Kinetic Grand Championship

Humboldt County's Traditional
Annually Memorial Day Weekend Event

The Kinetic Grand Championship, the world's original art triathlon, runs every Memorial Weekend, starting in Arcata and ending on Main Street in Ferndale three days and 42 miles later. Forty to fifty entries are typical, with anywhere from one to ten people on each contraption, and there are usually several survivors by the end. Just kidding. But they really do ride pedal-powered sculptures over land, sand, mud and open water, while wearing silly costumes and singing silly songs. Sure, many people would do this for enough money -- witness television. But there is no money.
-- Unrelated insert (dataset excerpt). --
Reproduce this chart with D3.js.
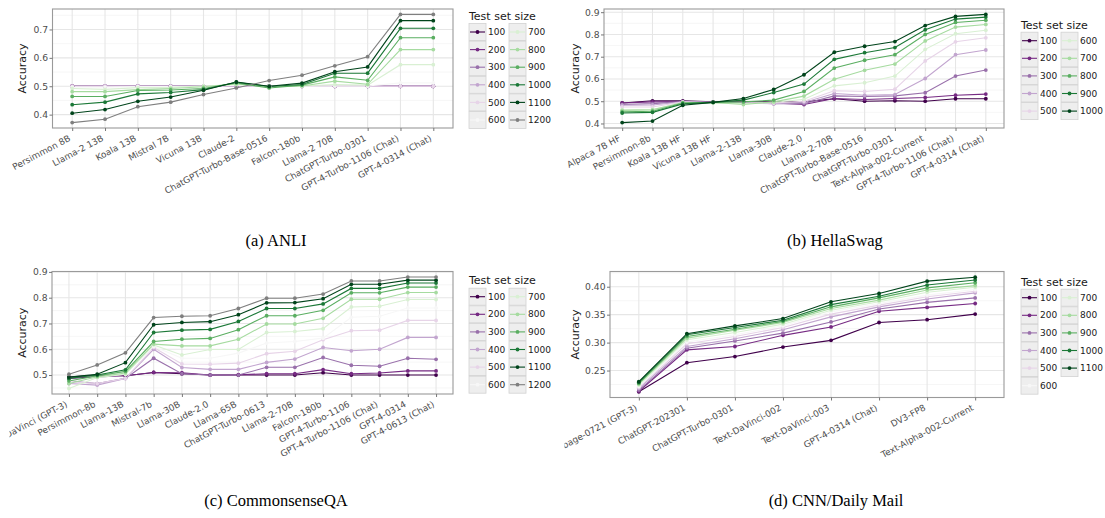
<!DOCTYPE html>
<html>
<head>
<meta charset="utf-8">
<script src="https://cdn.jsdelivr.net/npm/d3@7"></script>
<style>
  html, body { margin: 0; padding: 0; background: #fff; }
  svg { display: block; }
  svg text { font-family: "DejaVu Sans", sans-serif; }
  svg text.caption { font-family: "Liberation Serif", "Times New Roman", serif; }
</style>
</head>
<body>
<svg id="chart" width="1105" height="518"></svg>
<script>
// ---------------- DATA ----------------
const prgn11 = ["#40004b","#762a83","#9970ab","#c2a5cf","#e7d4e8","#f7f7f7","#d9f0d3","#a6dba0","#5aae61","#1b7837","#00441b"];
const prgn10 = ["#40004b","#762a83","#9970ab","#c2a5cf","#e7d4e8","#d9f0d3","#a6dba0","#5aae61","#1b7837","#00441b"];
const naColor = "#7f7f7f";

const anliModels = ["Persimmon 8B","Llama-2 13B","Koala 13B","Mistral 7B","Vicuna 13B","Claude-2","ChatGPT-Turbo-Base-0516","Falcon-180b","Llama-2 70B","ChatGPT-Turbo-0301","GPT-4-Turbo-1106 (Chat)","GPT-4-0314 (Chat)"];
const anliSizes = ["100","200","300","400","500","600","700","800","900","1000","1100","1200"];
const anliValues = [
  [0.500,0.500,0.500,0.500,0.500,0.500,0.500,0.500,0.500,0.500,0.500,0.500],
  [0.500,0.500,0.500,0.500,0.500,0.500,0.500,0.500,0.500,0.500,0.500,0.500],
  [0.500,0.500,0.500,0.500,0.500,0.500,0.500,0.500,0.500,0.500,0.500,0.500],
  [0.499,0.500,0.500,0.500,0.500,0.500,0.500,0.500,0.500,0.500,0.500,0.500],
  [0.500,0.500,0.500,0.500,0.500,0.501,0.500,0.500,0.500,0.500,0.500,0.500],
  [0.497,0.497,0.499,0.499,0.500,0.504,0.500,0.500,0.502,0.501,0.512,0.512],
  [0.492,0.489,0.495,0.496,0.501,0.506,0.499,0.501,0.506,0.504,0.576,0.576],
  [0.481,0.481,0.488,0.492,0.498,0.508,0.498,0.501,0.518,0.507,0.629,0.629],
  [0.464,0.464,0.485,0.487,0.492,0.512,0.494,0.504,0.533,0.521,0.671,0.671],
  [0.435,0.444,0.473,0.478,0.488,0.514,0.499,0.506,0.546,0.546,0.704,0.704],
  [0.405,0.418,0.447,0.462,0.486,0.515,0.500,0.511,0.551,0.568,0.731,0.731],
  [0.372,0.384,0.428,0.444,0.471,0.494,0.520,0.539,0.572,0.604,0.753,0.753]
];
const anliTicks = [0.4,0.5,0.6,0.7];

const hellaModels = ["Alpaca 7B HF","Persimmon-8b","Koala 13B HF","Vicuna 13B HF","Llama-2-13B","Llama-30B","Claude-2.0","Llama-2-70B","ChatGPT-Turbo-Base-0516","ChatGPT-Turbo-0301","Text-Alpha-002-Current","GPT-4-Turbo-1106 (Chat)","GPT-4-0314 (Chat)"];
const hellaSizes = ["100","200","300","400","500","600","700","800","900","1000"];
const hellaValues = [
  [0.492,0.502,0.502,0.497,0.497,0.497,0.497,0.511,0.500,0.502,0.500,0.511,0.511],
  [0.492,0.497,0.498,0.495,0.495,0.492,0.485,0.512,0.508,0.512,0.517,0.527,0.532],
  [0.485,0.489,0.498,0.495,0.494,0.489,0.489,0.524,0.521,0.524,0.538,0.613,0.640],
  [0.482,0.483,0.497,0.494,0.492,0.489,0.494,0.535,0.527,0.530,0.602,0.709,0.730],
  [0.474,0.474,0.497,0.494,0.492,0.492,0.500,0.547,0.544,0.554,0.681,0.767,0.785],
  [0.462,0.464,0.491,0.492,0.489,0.494,0.509,0.569,0.583,0.613,0.733,0.803,0.819],
  [0.459,0.461,0.494,0.494,0.485,0.497,0.523,0.599,0.639,0.667,0.771,0.833,0.845],
  [0.452,0.455,0.492,0.495,0.497,0.505,0.544,0.649,0.684,0.709,0.800,0.854,0.864],
  [0.447,0.450,0.488,0.495,0.505,0.539,0.577,0.688,0.718,0.741,0.821,0.869,0.878],
  [0.404,0.411,0.482,0.495,0.512,0.553,0.619,0.720,0.747,0.768,0.840,0.881,0.890]
];
const hellaTicks = [0.4,0.5,0.6,0.7,0.8,0.9];

const csqaModels = ["DaVinci (GPT-3)","Persimmon-8b","Llama-13B","Mistral-7b","Llama-30B","Claude-2.0","Llama-65B","ChatGPT-Turbo-0613","Llama-2-70B","Falcon-180b","GPT-4-Turbo-1106","GPT-4-Turbo-1106 (Chat)","GPT-4-0314","GPT-4-0613 (Chat)"];
const csqaSizes = ["100","200","300","400","500","600","700","800","900","1000","1100","1200"];
const csqaValues = [
  [0.492,0.500,0.497,0.510,0.505,0.500,0.500,0.500,0.500,0.509,0.500,0.500,0.500,0.500],
  [0.487,0.493,0.497,0.510,0.509,0.500,0.501,0.505,0.505,0.521,0.505,0.508,0.516,0.516],
  [0.477,0.467,0.487,0.565,0.505,0.500,0.500,0.530,0.530,0.568,0.538,0.534,0.565,0.561],
  [0.467,0.461,0.487,0.600,0.529,0.522,0.522,0.549,0.562,0.607,0.594,0.600,0.646,0.646],
  [0.474,0.467,0.487,0.607,0.543,0.542,0.546,0.583,0.592,0.637,0.672,0.674,0.712,0.712],
  [0.474,0.493,0.503,0.611,0.565,0.565,0.585,0.624,0.630,0.643,0.724,0.728,0.760,0.760],
  [0.448,0.490,0.503,0.617,0.578,0.599,0.599,0.665,0.669,0.680,0.764,0.767,0.793,0.793],
  [0.467,0.493,0.508,0.620,0.613,0.613,0.639,0.698,0.698,0.720,0.794,0.794,0.820,0.820],
  [0.477,0.497,0.514,0.630,0.639,0.642,0.676,0.730,0.730,0.751,0.819,0.819,0.841,0.841],
  [0.487,0.500,0.520,0.665,0.674,0.677,0.708,0.758,0.758,0.776,0.836,0.836,0.857,0.857],
  [0.492,0.503,0.548,0.695,0.704,0.707,0.734,0.780,0.781,0.796,0.852,0.852,0.868,0.868],
  [0.503,0.539,0.586,0.723,0.728,0.730,0.758,0.798,0.798,0.814,0.865,0.865,0.880,0.880]
];
const csqaTicks = [0.5,0.6,0.7,0.8,0.9];

const cnnModels = ["Babbage-0721 (GPT-3)","ChatGPT-202301","ChatGPT-Turbo-0301","Text-DaVinci-002","Text-DaVinci-003","GPT-4-0314 (Chat)","DV3-FP8","Text-Alpha-002-Current"];
const cnnSizes = ["100","200","300","400","500","600","700","800","900","1000","1100"];
const cnnValues = [
  [0.212,0.264,0.275,0.292,0.304,0.336,0.341,0.351],
  [0.213,0.287,0.293,0.313,0.328,0.356,0.363,0.370],
  [0.215,0.290,0.303,0.317,0.337,0.360,0.372,0.380],
  [0.218,0.293,0.307,0.323,0.346,0.364,0.378,0.389],
  [0.220,0.298,0.311,0.327,0.351,0.367,0.382,0.392],
  [0.222,0.301,0.314,0.330,0.355,0.370,0.385,0.395],
  [0.224,0.305,0.318,0.333,0.358,0.373,0.390,0.399],
  [0.226,0.308,0.322,0.336,0.361,0.376,0.394,0.402],
  [0.227,0.311,0.324,0.338,0.364,0.380,0.398,0.407],
  [0.229,0.314,0.327,0.340,0.368,0.383,0.403,0.412],
  [0.230,0.316,0.330,0.343,0.373,0.388,0.410,0.417]
];
const cnnTicks = [0.25,0.30,0.35,0.40];

const captions = ["(a) ANLI","(b) HellaSwag","(c) CommonsenseQA","(d) CNN/Daily Mail"];

// ---------------- LAYOUT ----------------
const svg = d3.select("#chart");

function paletteFor(n) {
  if (n <= 10) return prgn10.slice(0, n);
  return d3.range(n).map(i => i < 11 ? prgn11[i] : naColor);
}

const panels = [
  { models: anliModels, sizes: anliSizes, values: anliValues, ticks: anliTicks, fmt: d3.format(".1f"),
    rect: {x0: 52.5, x1: 453, y0: 9, y1: 128}, titleX: 22, legendX: 469, legendTitleY: 20, rowY0: 32, nrow: 6,
    clip: null, caption: captions[0], capX: 276, capY: 246 },
  { models: hellaModels, sizes: hellaSizes, values: hellaValues, ticks: hellaTicks, fmt: d3.format(".1f"),
    rect: {x0: 604, x1: 1004, y0: 9, y1: 128}, titleX: 575, legendX: 1021, legendTitleY: 28.5, rowY0: 40.7, nrow: 5,
    clip: null, caption: captions[1], capX: 835, capY: 246 },
  { models: csqaModels, sizes: csqaSizes, values: csqaValues, ticks: csqaTicks, fmt: d3.format(".1f"),
    rect: {x0: 52, x1: 453, y0: 271.5, y1: 394}, titleX: 22, legendX: 469, legendTitleY: 284, rowY0: 296.7, nrow: 6,
    clip: [9.5, 560], caption: captions[2], capX: 276, capY: 506 },
  { models: cnnModels, sizes: cnnSizes, values: cnnValues, ticks: cnnTicks, fmt: d3.format(".2f"),
    rect: {x0: 610, x1: 1004, y0: 271.5, y1: 397.5}, titleX: 575, legendX: 1021, legendTitleY: 286, rowY0: 297.7, nrow: 6,
    clip: [564.5, 1105], caption: captions[3], capX: 836, capY: 506 }
];

const defs = svg.append("defs");
const xTickFont = "8.9px", yTickFont = "9.2px", legFont = "9px", titleFont = "11px";

panels.forEach((p, pi) => {
  const r = p.rect;
  const g = svg.append("g");
  const colors = paletteFor(p.sizes.length);
  const x = d3.scalePoint().domain(p.models).range([r.x0, r.x1]).padding(0.6);
  const allVals = p.values.flat();
  const lo = d3.min(allVals), hi = d3.max(allVals), span = hi - lo;
  const y = d3.scaleLinear().domain([lo - 0.05 * span, hi + 0.05 * span]).range([r.y1, r.y0]);

  g.append("rect").attr("x", r.x0).attr("y", r.y0).attr("width", r.x1 - r.x0).attr("height", r.y1 - r.y0).attr("fill", "#fff");

  const step = p.ticks[1] - p.ticks[0];
  const minors = [];
  for (let v = p.ticks[0] - step / 2; v <= y.domain()[1] + 1e-9; v += step) {
    if (v >= y.domain()[0]) minors.push(v);
  }
  g.selectAll(".minor").data(minors).join("line")
    .attr("x1", r.x0).attr("x2", r.x1).attr("y1", d => y(d)).attr("y2", d => y(d))
    .attr("stroke", "#f2f2f2").attr("stroke-width", 0.7);
  g.selectAll(".majy").data(p.ticks).join("line")
    .attr("x1", r.x0).attr("x2", r.x1).attr("y1", d => y(d)).attr("y2", d => y(d))
    .attr("stroke", "#e6e6e6").attr("stroke-width", 1.1);
  g.selectAll(".majx").data(p.models).join("line")
    .attr("x1", d => x(d)).attr("x2", d => x(d)).attr("y1", r.y0).attr("y2", r.y1)
    .attr("stroke", "#e6e6e6").attr("stroke-width", 1.1);

  const line = d3.line().x((d, i) => x(p.models[i])).y(d => y(d));
  p.values.forEach((vals, si) => {
    g.append("path").attr("d", line(vals)).attr("fill", "none")
      .attr("stroke", colors[si]).attr("stroke-width", 1.1);
  });
  p.values.forEach((vals, si) => {
    g.append("g").selectAll("circle").data(vals).join("circle")
      .attr("cx", (d, i) => x(p.models[i])).attr("cy", d => y(d)).attr("r", 1.9)
      .attr("fill", colors[si]);
  });

  g.append("rect").attr("x", r.x0).attr("y", r.y0).attr("width", r.x1 - r.x0).attr("height", r.y1 - r.y0)
    .attr("fill", "none").attr("stroke", "#9a9a9a").attr("stroke-width", 1.1);

  const yAxis = d3.axisLeft(y).tickValues(p.ticks).tickFormat(p.fmt).tickSize(3).tickPadding(1.5);
  const ya = g.append("g").attr("transform", `translate(${r.x0},0)`).call(yAxis);
  ya.attr("font-family", null).attr("font-size", null);
  ya.select(".domain").remove();
  ya.selectAll(".tick line").attr("stroke", "#777");
  ya.selectAll("text").attr("fill", "#4d4d4d").style("font-size", yTickFont);

  const xAxis = d3.axisBottom(x).tickSize(3).tickFormat(d => d);
  const xa = g.append("g").attr("transform", `translate(0,${r.y1})`).call(xAxis);
  xa.attr("font-family", null).attr("font-size", null);
  xa.select(".domain").remove();
  xa.selectAll(".tick line").attr("stroke", "#777");
  xa.selectAll("text")
    .attr("fill", "#4d4d4d").style("font-size", xTickFont)
    .attr("text-anchor", "end").attr("y", 0).attr("dy", "0.72em")
    .attr("transform", "translate(-4.5,6.5) rotate(-28)");
  if (p.clip) {
    const id = "clip" + pi;
    defs.append("clipPath").attr("id", id).append("rect")
      .attr("x", p.clip[0]).attr("y", -r.y1).attr("width", p.clip[1] - p.clip[0]).attr("height", 518);
    xa.attr("clip-path", `url(#${id})`);
  }

  g.append("text").attr("transform", `translate(${p.titleX},${(r.y0 + r.y1) / 2}) rotate(-90)`)
    .attr("text-anchor", "middle").attr("dy", "0.35em")
    .style("font-size", titleFont).attr("fill", "#1a1a1a").text("Accuracy");

  const lg = g.append("g");
  lg.append("text").attr("x", p.legendX).attr("y", p.legendTitleY)
    .style("font-size", titleFont).attr("fill", "#1a1a1a").text("Test set size");
  const rowStep = 17.6, box = 17, colStep = 40;
  p.sizes.forEach((s, i) => {
    const col = Math.floor(i / p.nrow), row = i % p.nrow;
    const kx = p.legendX + col * colStep, cy = p.rowY0 + row * rowStep;
    lg.append("rect").attr("x", kx).attr("y", cy - box / 2).attr("width", box).attr("height", box)
      .attr("fill", "#eeeeee").attr("stroke", "#d2d2d2").attr("stroke-width", 0.8);
    lg.append("line").attr("x1", kx + 1).attr("x2", kx + box - 1).attr("y1", cy).attr("y2", cy)
      .attr("stroke", colors[i]).attr("stroke-width", 1.1);
    lg.append("circle").attr("cx", kx + box / 2).attr("cy", cy).attr("r", 1.9).attr("fill", colors[i]);
    lg.append("text").attr("x", kx + box + 2).attr("y", cy).attr("dy", "0.35em")
      .style("font-size", legFont).attr("fill", "#1a1a1a").text(s);
  });

  svg.append("text").attr("class", "caption").attr("x", p.capX).attr("y", p.capY).attr("text-anchor", "middle")
    .style("font-size", "16.5px").attr("fill", "#000").text(p.caption);
});
</script>
</body>
</html>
And the trophies are homemade works of art by local sculptors.

The Great and Wonderfully Marvelous Kinetic Grand Championship will begin at NOON  with the whistle on Arcata Plaza. Kinetinauts lap the plaza three times and spin-out of town on the bottoms road to Manila, where they cross the dunes and go down the strand to Dead Man's Drop, a steep and challenging sand hill where out of control vegetation threatens to eat machines and the man eating mosquitoes happily feast on the remainder. Survivors cross the bridge to Eureka where a huge welcoming committee cheers them on at the end of day one.
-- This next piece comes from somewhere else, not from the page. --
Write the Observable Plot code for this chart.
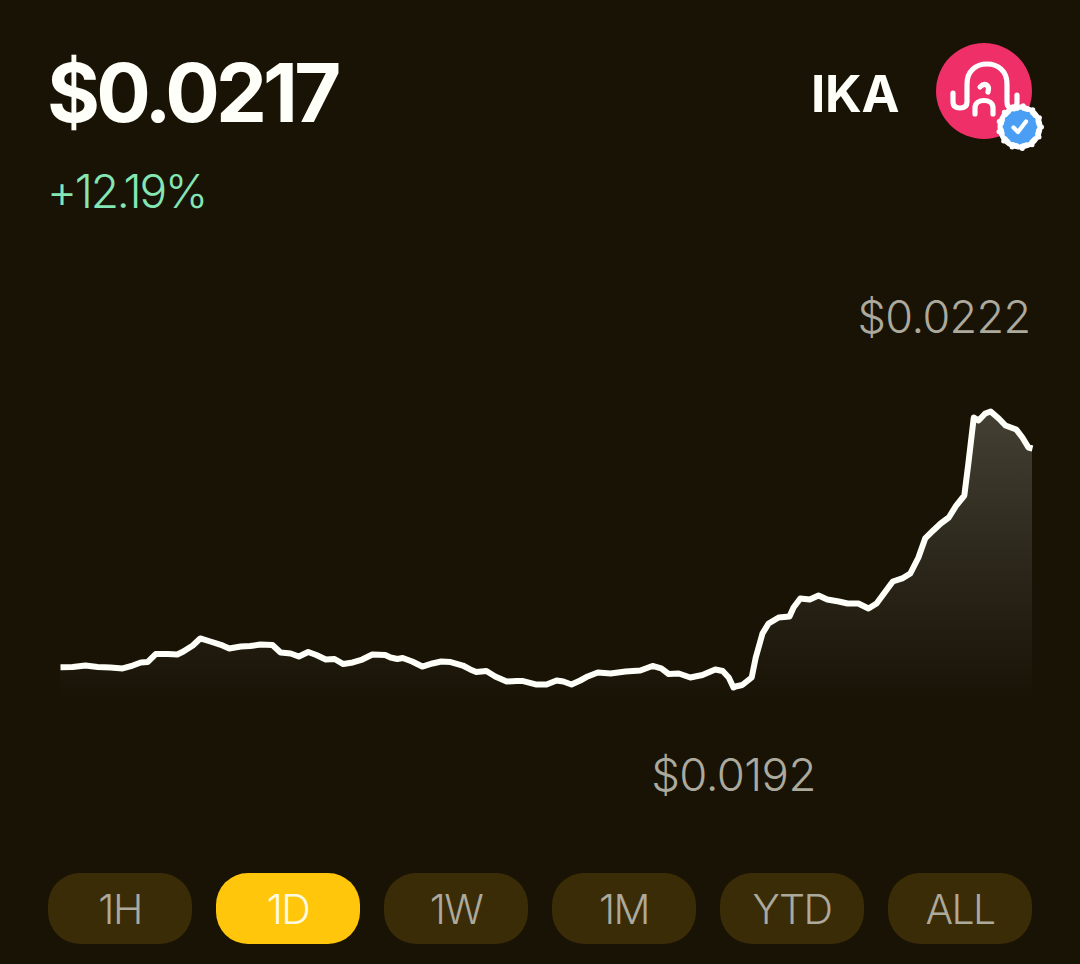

The Bay Crossing where vehicles and kinetinauts test their mettle against wave, tide and man eating clams.  View from Halverson Park along the waterfront at the foot of L Street or the Boardwalk in Old Town.  All this will be followed by a romp to Table Bluff Hill and a well earned night's rest at a campground along the Eel River.  

They cross the Eel River, amuse the cows on Ferndale bottoms roads and enter Main Street Ferndale covered in mud, with a well earned sense of accomplishment and a giant smile. The awards Ceremony is held after a supper at a Ferndale venue.

Thousands of people flock to Ferndale for the annual finish line which is the intersection of Main and Brown Streets.

The Kinetic Grand Championship was initiated by metal sculptor Hobart Brown in Ferndale, Humboldt County, on the North Coast of California. All Hobart did, at first, was change his son's tricycle into a goofy five-wheeled contraption. Ashamed of his midnight fantasies, he hid the child's toy. Later at a party Ms. Marty McGonagh (sp?) rode the Pentacycle around inside the gallery. At that moment, bronze sculptor Jack Mays pronounced himself "not impressed," and a friendly challenge to race "kinetic sculptures" (Jack's words) down Main Street, Ferndale on Mother's Day.